A riguardo, deve sottolinearsi come il motivo di impugnazione non sia stato affatto accompagnato dal momento di sintesi richiesto, ai sensi dell’art. 366 bis cod. proc. civ., introdotto dal D.Lgs. n. 40 del 2006, art. 6, applicabile alle sentenze pubblicate dal 2 marzo 2006.

Ed invero, qualora il vizio di legittimità sia denunciato ai sensi dell’art. 360 c.p.c. n. 5, come insegna questa Corte, la censura di omessa, insufficiente o contraddittoria motivazione deve contenere un momento di sintesi (omologo del quesito di diritto), che ne circoscriva puntualmente i limiti, oltre a richiedere sia l’indicazione del fatto controverso, riguardo al quale si assuma l’omissione, la contraddittorietà o l’insufficienza della motivazione sia l’indicazione delle ragioni per cui la motivazione sarebbe inidonea a sorreggere la decisione (Cass. ord. n. 16002/2007, n. 4309/2008 e n. 4311/2008).

La censura inoltre è infondata in quanto, contrariamente all’assunto del ricorrente, la Corte di merito ha adeguatamente chiarito le ragioni per cui ha ritenuto che la pretesa malafede dell’istituto bancario non avrebbe ricevuto il minimo riscontro probatorio anche qualora fosse stata ammessa l’attività istruttoria richiesta dal L.. Ed invero, la circostanza che in un colloquio informale tenuto tra il D.M. e l’allora direttore di una filiale dell’istituto fosse emersa la sussistenza di un patto commissorio tra il L. e il D.M. – così scrivono i giudici di seconde cure – non sarebbe stata comunque idonea a provare che anche la dirigenza dell’istituto di credito fosse, all’epoca del pignoramento, a conoscenza di una diversa situazione proprietaria del bene rispetto a quella emergente dai pubblici registri. E ciò, in considerazione del fatto che il presunto colloquio sarebbe avvenuto – due anni prima dell’iscrizione ipotecaria e sei anni prima della trascrizione del pignoramento – tra il D.M. ed un preteso direttore di filiale, rimasto però ignoto pur essendo stato ricercato durante il primo grado del giudizio al fine di raccoglierne la testimonianza.

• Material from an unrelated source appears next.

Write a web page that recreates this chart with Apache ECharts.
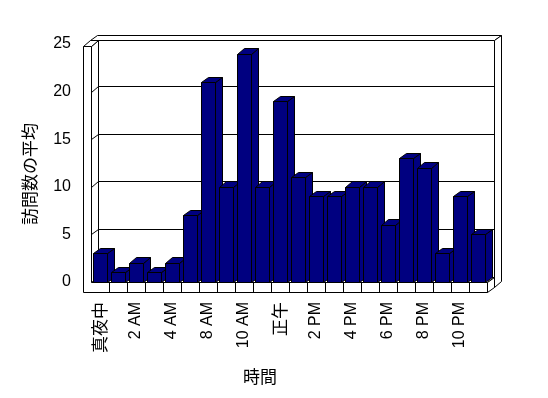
<!DOCTYPE html>
<html><head><meta charset="utf-8">
<script src="https://cdn.jsdelivr.net/npm/echarts@6/dist/echarts.min.js"></script>
<style>html,body{margin:0;padding:0;background:#fff}#c{width:548px;height:398px}</style>
</head><body><div id="c"></div>
<script>
const categories = ['真夜中','1 AM','2 AM','3 AM','4 AM','7 AM','8 AM','9 AM','10 AM','11 AM','正午','1 PM','2 PM','3 PM','4 PM','5 PM','6 PM','7 PM','8 PM','9 PM','10 PM','11 PM'];
const visits = [3,1,2,1,2,7,21,10,24,10,19,11,9,9,10,10,6,13,12,3,9,5];
const gridValues = [5,10,15,20];
const yTitle = '訪問数の平均';
const xTitle = '時間';

const DX = 7, DY = 5.5, FLOOR = 10, WALL = 8;
const LATIN = '"Liberation Sans", Arial, sans-serif';
const CJK = '"Noto Sans CJK JP", sans-serif';
const c = v => Math.round(v) + 0.5;
const P = pts => pts.map(p => [c(p[0]), c(p[1])]);
const lineStyle = {fill:'#fff', stroke:'#000', lineWidth:1};

function frameItem(params, api) {
  const cs = params.coordSys;
  const L = cs.x, R = cs.x + cs.width, T = cs.y, B = cs.y + cs.height;
  const Tw = T + 1.5;
  const ch = [];
  const poly = pts => ch.push({type:'polygon', shape:{points:P(pts)}, style:lineStyle});
  const line = (a,b) => ch.push({type:'line', shape:{x1:c(a[0]),y1:c(a[1]),x2:c(b[0]),y2:c(b[1])}, style:{stroke:'#000', lineWidth:1}});
  // back wall
  poly([[L-WALL+DX,Tw-DY],[R+DX,Tw-DY],[R+DX,B+FLOOR-DY],[L-WALL+DX,B+FLOOR-DY]]);
  poly([[L-WALL+DX,Tw-DY],[R+DX,Tw-DY],[R+2*DX,Tw-2*DY],[L-WALL+2*DX,Tw-2*DY]]);
  poly([[R+DX,Tw-DY],[R+2*DX,Tw-2*DY],[R+2*DX,B+FLOOR-2*DY],[R+DX,B+FLOOR-DY]]);
  gridValues.forEach(v => {
    const y = api.coord([0, v])[1];
    line([L+DX, y-DY], [R+DX, y-DY]);
  });
  // floor
  poly([[L,B],[R,B],[R+DX,B-DY],[L+DX,B-DY]]);
  poly([[R,B],[R+DX,B-DY],[R+DX,B+FLOOR-DY],[R,B+FLOOR]]);
  // left wall
  poly([[L,Tw],[L+DX,Tw-DY],[L+DX,B-DY],[L,B]]);
  gridValues.forEach(v => {
    const y = api.coord([0, v])[1];
    line([L, y], [L+DX, y-DY]);
  });
  poly([[L-WALL,Tw],[L,Tw],[L+DX,Tw-DY],[L-WALL+DX,Tw-DY]]);
  poly([[L-WALL,Tw],[L,Tw],[L,B],[R,B],[R,B+FLOOR],[L-WALL,B+FLOOR]]);
  const bw = api.size([1,0])[0];
  for (let i = 1; i < categories.length; i++) {
    const x = L + i*bw;
    line([x, B], [x, B+FLOOR]);
  }
  return {type:'group', children:ch};
}

function barItem(params, api) {
  const idx = api.value(0), v = api.value(1);
  const top = api.coord([idx, v]), base = api.coord([idx, 0]);
  const bw = api.size([1,0])[0];
  const x0 = top[0] - bw/2 + 1.8, w = bw - 3.4;
  const ty = top[1], by = base[1];
  const st = {fill:'#000080', stroke:'#000', lineWidth:1};
  return {type:'group', children:[
    {type:'polygon', shape:{points:P([[x0+w,ty],[x0+w+DX,ty-DY],[x0+w+DX,by-DY],[x0+w,by]])}, style:st},
    {type:'polygon', shape:{points:P([[x0,ty],[x0+w,ty],[x0+w+DX,ty-DY],[x0+DX,ty-DY]])}, style:st},
    {type:'polygon', shape:{points:P([[x0,ty],[x0+w,ty],[x0+w,by],[x0,by]])}, style:st}
  ]};
}

const chart = echarts.init(document.getElementById('c'), null, {renderer:'canvas'});
chart.setOption({
  backgroundColor:'#fff',
  animation:false,
  grid:{left:91, width:396, top:44, bottom:116, containLabel:false},
  xAxis:{type:'category', data:categories, boundaryGap:true,
    axisLine:{show:false}, axisTick:{show:false}, splitLine:{show:false},
    axisLabel:{rotate:90, interval:1, margin:20, fontSize:16, fontFamily:LATIN, color:'#000',
      formatter: v => /[A-Za-z0-9]/.test(v) ? v : '{j|' + v + '}',
      rich:{j:{fontSize:17, fontFamily:CJK, color:'#000'}}}},
  yAxis:{type:'value', min:0, max:25, interval:5,
    axisLine:{show:false}, axisTick:{show:false}, splitLine:{show:false},
    axisLabel:{margin:20, fontSize:16, fontFamily:LATIN, color:'#000'}},
  graphic:[
    {type:'text', x:30, y:174, rotation:Math.PI/2, style:{text:yTitle, font:'17px ' + CJK, fill:'#000', align:'center', verticalAlign:'middle'}},
    {type:'text', x:260, y:377, style:{text:xTitle, font:'17px ' + CJK, fill:'#000', align:'center', verticalAlign:'middle'}}
  ],
  series:[
    {type:'custom', renderItem:frameItem, data:[[0,0]], z:1, silent:true},
    {type:'custom', renderItem:barItem, data:visits.map((v,i)=>[i,v]), z:2, silent:true}
  ]
});
</script></body></html>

Ciò posto, vale la pena di sottolineare che ricorre il vizio di omessa motivazione, denunziabile in sede di legittimità ai sensi dell’art. 360 c.p.c., comma 1, n. 5, nella duplice manifestazione di difetto assoluto o di motivazione insufficiente, quando il giudice di merito ometta di indicare, nella sentenza, gli elementi da cui ha tratto il proprio convincimento ovvero indichi tali elementi senza una approfondita disamina logica e giuridica, rendendo in tal modo impossibile ogni controllo sull’esattezza e sulla logicità del suo ragionamento. Al contrario, nel caso di specie, come è stato evidenziato in precedenza, i giudici della Corte territoriale hanno spiegato con una motivazione sufficiente, logica ed assolutamente non contraddittoria le ragioni per cui hanno ritenuto l’irrilevanza e la superfluità dell’istanza istruttoria non accolta, la quale, essendo diretta a provare circostanze estranee al punto nodale della controversia, non avrebbe potuto condurre ad una decisione diversa da quella adottata.

Considerato che i rilievi della parte ricorrente consistono, in sostanza, in una diversa valutazione in ordine alla valenza probatoria ed alla concludenza delle richieste istruttorie avanzate, senza riuscire ad individuare effettivi vizi logici o giuridici nella valutazione della Corte di merito, non rimane che rigettare la doglianza. Ne deriva altresì il rigetto del ricorso.

Con riferimento al rapporto processuale tra il L. ed il controricorrente Banco di Brescia San Paolo le spese seguono la soccombenza e sono liquidate come in dispositivo. Non deve invece provvedersi sulle spese a favore delle altre parti intimate in quanto le stesse, non costituendosi, non ne hanno subite.

P.Q.M.

La Corte rigetta il ricorso. Condanna il ricorrente alla rifusione delle spese di questo giudizio di legittimità, in favore del Banco di Brescia San Paolo Cab Spa, che liquida in Euro 9.400,00 di cui Euro 200,00 per accessori oltre rimborsi di legge.

Così deciso in Roma, nella Camera di Consiglio, il 25 gennaio 2011.